Lightly sprinkle some salt on the prawns. Mix. Set aside.
Dry the tails well with paper towels (have someone help you do this while you prepare the batter).
Using a large wooden spoon, mix all the dry ingredients.
Stir in half of the water. Mix well. Pour the other half in and mix thoroughly.
Heat the oil in a wok or deep-fryer (see below**).
Place the batter & prawns nearer to the wok/ fryer. You will also need a ladle or large spoon.
Hold each prawn by the tail.
Dip the rest of it into the batter and use the ladle to scoop up extra batter with the prawn.
Gently pour the batter & prawn into the oil, tails last.

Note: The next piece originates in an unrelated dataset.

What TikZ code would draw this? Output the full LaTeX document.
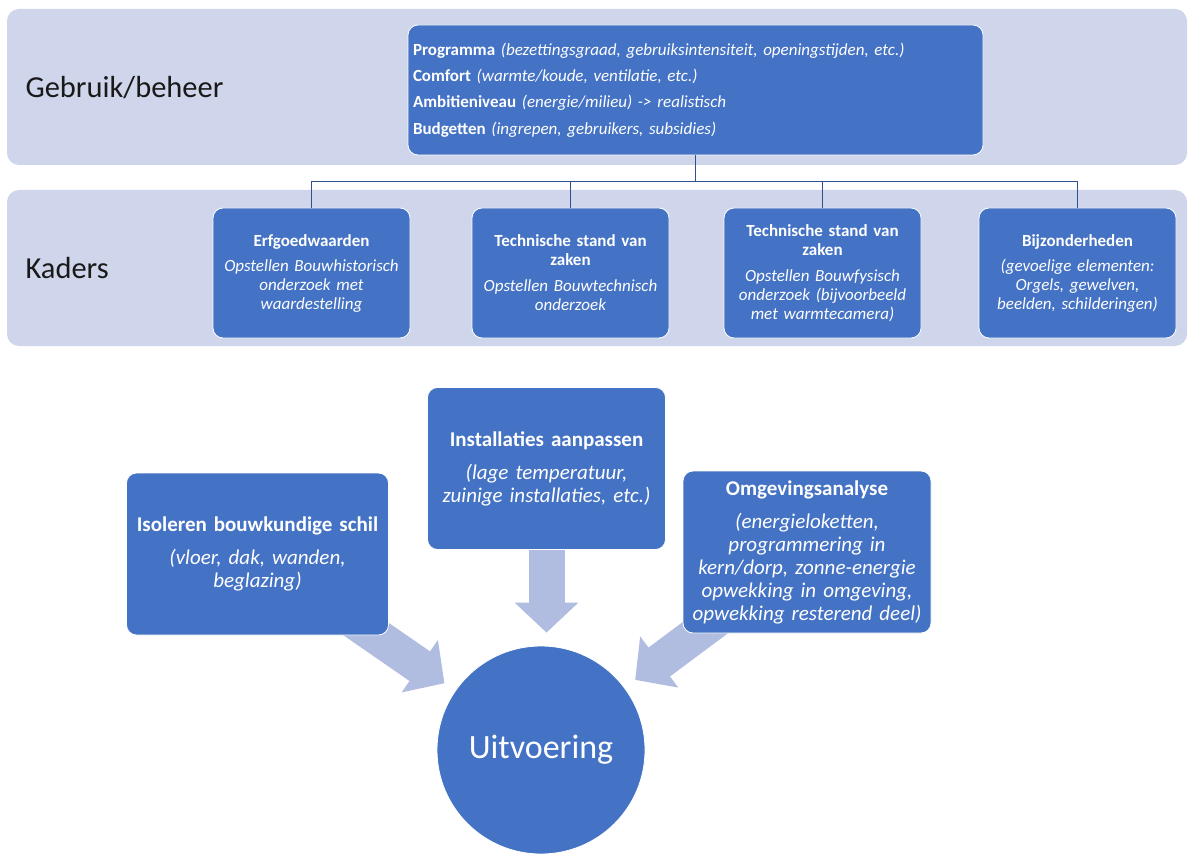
\documentclass[tikz,border=0pt]{standalone}
\usepackage{fontspec}
\setmainfont{Carlito}
\usetikzlibrary{
  calc,positioning,arrows.meta,backgrounds
}
\definecolor{boxblue}{HTML}{4472C4}
\definecolor{bandgrey}{HTML}{CFD5EA}
\definecolor{arrowgrey}{HTML}{B0BCE0}
\definecolor{linkblue}{HTML}{2F528F}
\tikzset{
  band/.style={fill=bandgrey,draw=none,rounded corners=12pt},
  bandlabel/.style={anchor=west,text=black!90,font=\fontsize{30.5}{33}\selectfont},
  bluebox/.style={fill=boxblue,draw=white,line width=0.8pt,rounded corners=10pt,
    text=white,align=center,inner sep=4pt},
  kaderbox/.style={bluebox,minimum width=197pt,minimum height=130pt,text width=188pt,
    font=\fontsize{17}{19}\selectfont},
  maatbox/.style={bluebox,minimum height=162pt,
    font=\fontsize{21}{23}\selectfont},
  link/.style={draw=linkblue,line width=1.2pt},
  fatarrow/.style={draw=arrowgrey,line width=36pt,shorten >=13pt,
    -{Triangle[width=62pt,length=30pt]}}
}
\begin{document}
\begin{tikzpicture}[x=1pt,y=-1pt]
\useasboundingbox (0,0) rectangle (1188,861);

% banden
\draw[band] (7,9) rectangle (1187,165);
\draw[band] (7,190) rectangle (1187,346);
\node[bandlabel] (gebruik) at (22,88) {Gebruik/beheer};
\node[bandlabel] (kaders) at (22,268) {Kaders};

% gebruik/beheer
\node[bluebox,minimum width=575pt,minimum height=130pt,text width=565pt,align=left,
  font=\fontsize{17}{26.3}\selectfont] (prog) at (695.5,90) {%
  \textbf{Programma} \textit{(bezettingsgraad, gebruiksintensiteit, openingstijden, etc.)}\\
  \textbf{Comfort} \textit{(warmte/koude, ventilatie, etc.)}\\
  \textbf{Ambitieniveau} \textit{(energie/milieu) -> realistisch}\\
  \textbf{Budgetten} \textit{(ingrepen, gebruikers, subsidies)}};

% kaders
\node[kaderbox] (erf) at (311.5,273) {\textbf{Erfgoedwaarden}\\[6pt]
  \textit{Opstellen Bouwhistorisch\\ onderzoek met\\ waardestelling}};
\node[kaderbox] (tech) at (570.5,273) {\textbf{Technische stand van}\\ \textbf{zaken}\\[7pt]
  \textit{Opstellen Bouwtechnisch\\ onderzoek}};
\node[kaderbox] (fys) at (822.5,273) {\textbf{Technische stand van}\\ \textbf{zaken}\\[7pt]
  \textit{Opstellen Bouwfysisch\\ onderzoek (bijvoorbeeld\\ met warmtecamera)}};
\node[kaderbox] (bijz) at (1077.5,273) {\textbf{Bijzonderheden}\\[6pt]
  \textit{(gevoelige elementen:\\ Orgels, gewelven,\\ beelden, schilderingen)}};

\draw[link] (prog.south) -- ++(0,26) coordinate (split);
\foreach \k in {erf,tech,fys,bijz}
  \draw[link] (split) -| (\k.north);

% maatregelen
\node[maatbox,minimum width=237pt,text width=230pt] (inst) at (546.5,468.5)
  {\textbf{Installaties aanpassen}\\[10pt]
  \textit{(lage temperatuur,\\ zuinige installaties, etc.)}};
\node[maatbox,minimum width=261pt,text width=254pt] (iso) at (257.5,554)
  {\textbf{Isoleren bouwkundige schil}\\[10pt]
  \textit{(vloer, dak, wanden,\\ beglazing)}};
\node[maatbox,minimum width=246pt,text width=240pt] (omg) at (807,552)
  {\textbf{Omgevingsanalyse}\\[10pt]
  \textit{(energieloketten,\\ programmering in\\ kern/dorp, zonne-energie\\
  opwekking in omgeving,\\ opwekking resterend deel)}};

\node[circle,fill=boxblue,draw=white,line width=0.8pt,minimum size=208pt,text=white,
  font=\fontsize{34}{37}\selectfont] (uit) at (541,750) {Uitvoering};

\begin{scope}[on background layer]
  \draw[fatarrow] (inst.center) -- (inst.center |- uit.north);
  \foreach \m in {iso,omg}
    \draw[fatarrow] (\m.center) -- (uit);
\end{scope}
\end{tikzpicture}
\end{document}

Fry till golden brown on both sides.
Drain on paper towels. Enjoy!
* Test the seasoning: Fry a bit of batter till golden brown. Let cool & eat it. Adjust seasoning to your taste.
** Test the oil temp: Drop a teaspoon of batter into the oil.
If it gently rises to the top and bubbles, it’s ready. If it sizzles & browns fast, it’s too hot.